With the goal of “drugging the undruggable,” developer of molecular glue degraders Proxygen has announced a multi-year research collaboration and license agreement with Merck & Co (known as MSD  outside North America). In a deal potentially worth up to $2.55 billion. The companies will identify and develop drugs against multiple undisclosed therapeutic targets.

Glue degrader companies are making plenty of deals and netting financing. Last year, for example, BMS made a deal worth $550M with SyntheX and extended its agreement with Evotec in this arena, which could be worth up to $5B.

Proxygen already has partnerships with Merck KGaA and Boehringer Ingelheim.

Under the terms of this agreement Merck (MSD), Proxygen will receive an undisclosed upfront payment and be eligible for future payments of up to $2.55 billion on the achievement of specified research, development, and commercial. Additionally, Proxygen is eligible to receive royalties on net sales of any such products.

Molecular glue degraders are small, drug-like compounds that induce interactions between an E3 ubiquitin ligase and a molecular target. This induced interaction results in ubiquitination and subsequent degradation of the target protein. The protein is not inhibited. Rather it is eliminated.

Revlimid and Pomalyst are two successful glue degraders that were discovered fortuitously.  The goal now it to be able to find more such drugs on scale.

“We are very excited to announce this collaboration with MSD and look forward to combining our innovative platform technology and unique expertise in identifying novel molecular glue degraders with MSD’s world class research and development capabilities. This partnership provides us with the framework and resources to further leverage our platform for the discovery of new drugs against challenging targets,” says Bernd Boidol, PhD, chief executive officer of Proxygen.

Proxygen is a spinout of the Center for Molecular Medicine of the Austrian Academy of Sciences. It was founded in 2020 by Giulio Superti-Furga, who is now on the board; Matthias Brand, Chief Scientific Officer; and Stefan Kubice, special adviser. Proxygen is part of a ripe field that is trying to make new therapeutics that modulate protein classes previously untapped by drug developers.

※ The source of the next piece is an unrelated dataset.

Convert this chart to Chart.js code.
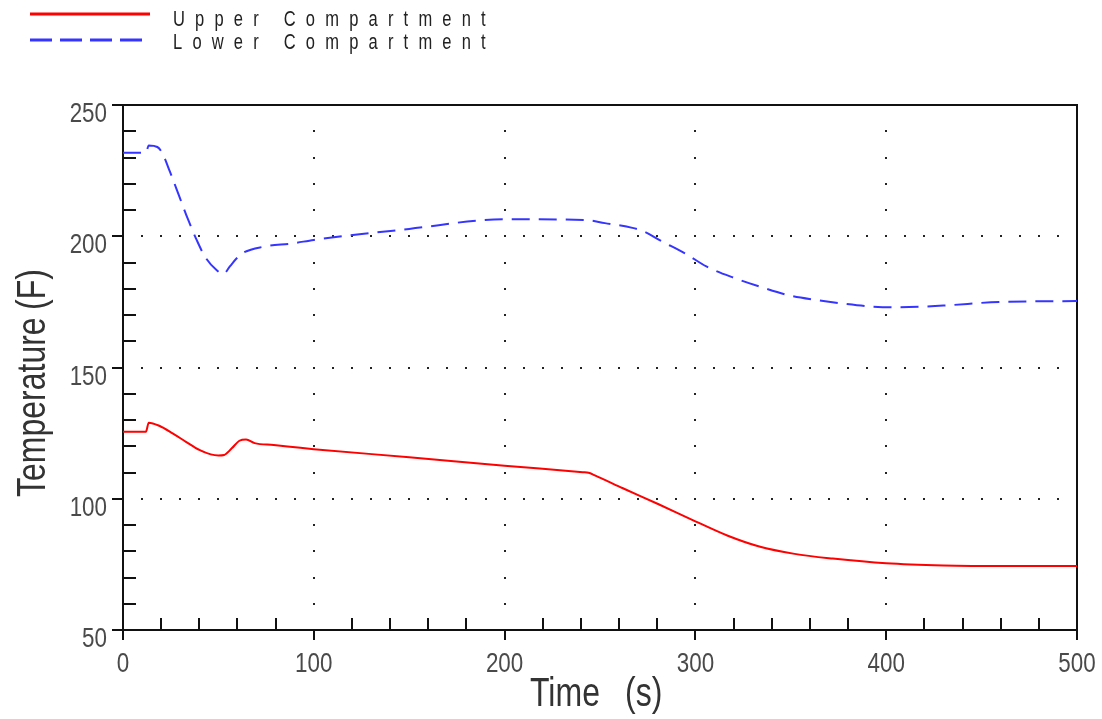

“Advances in our understanding of molecular glue degraders are opening exciting new avenues in the pursuit of novel therapeutic mechanisms,” said Robert M. Garbaccio PhD, vice president and head of Discovery Chemistry at MSD. “We look forward to working with the Proxygen team to advance this promising area of research and evaluate new opportunities to treat disease.”

Because molecular glue degraders can modulate protein classes that cannot be reached by  traditional drug discovery approaches, they could unlock a large proportion of the undruggable target space. Proxygen reports it has developed a highly versatile, proprietary discovery engine supporting the specific and unbiased identification of molecular glue degraders against difficult-to-drug or completely undruggable targets at large scale.

The company says it has also generated knowledge and data in the discovery and chemical optimization of degrader molecules, positioning it as a pioneer in this novel modality.

Other players in this currently vibrant field include Arvinis, Avilar Therapeutics, Biotheryx, C4 Therapeutics, Degron Therapeutics, and Plexium.